Article co-rédigé par Natacha Wonneberger, Romain Radziminski et Romain Tison, respectivement Senior Consultante, Directeur et Manager dans les équipes Sustainability de Deloitte France. 

La prise de conscience des impacts multi-environnementaux du secteur spatial étant clairement amorcée, comment quantifier et réduire ces impacts ? 

 

L’analyse du cycle de vie (ACV), méthode privilégiée de quantification d’impacts environnementaux 

 

L’ACV est utilisée depuis plus de 10 ans dans le secteur, et notamment par l’Agence Spatiale Européenne (ESA) ​[1]​ et le Centre National des Études Spatiales (CNES) ​[2]​ pour évaluer les impacts environnementaux des missions spatiales et des différents segments. 

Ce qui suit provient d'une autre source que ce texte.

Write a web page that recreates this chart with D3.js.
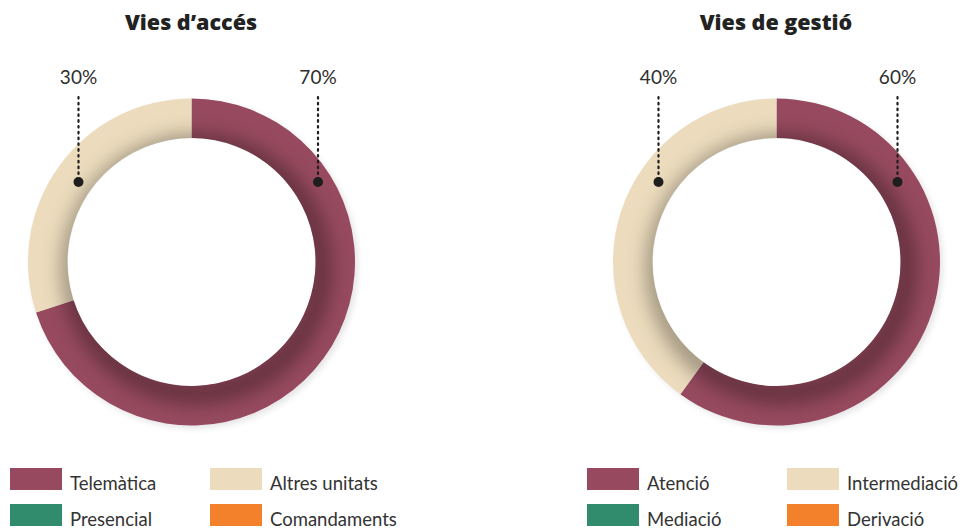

Dans l’ensemble, les impacts environnementaux de toutes les activités d’une mission spatiale ayant lieu dans l’environnement terrestre peuvent être évalués avec les méthodes ACV existantes. De manière générale, les activités comprennent : l’extraction des matières premières, production, assemblages, intégration et tests (AIT) des systèmes / équipements / composants, le transport, les phases d’utilisation et de maintenance, ainsi que le traitement en fin de vie des déchets. Les infrastructures telles que salles blanches pour les phases d’essais, bases de lancement, antennes paraboliques des stations au sol, et bâtiments des centres de contrôle peuvent également être prises en compte. Par ailleurs, les équipements de l’utilisateur final tels que les antennes peuvent être intégrés. 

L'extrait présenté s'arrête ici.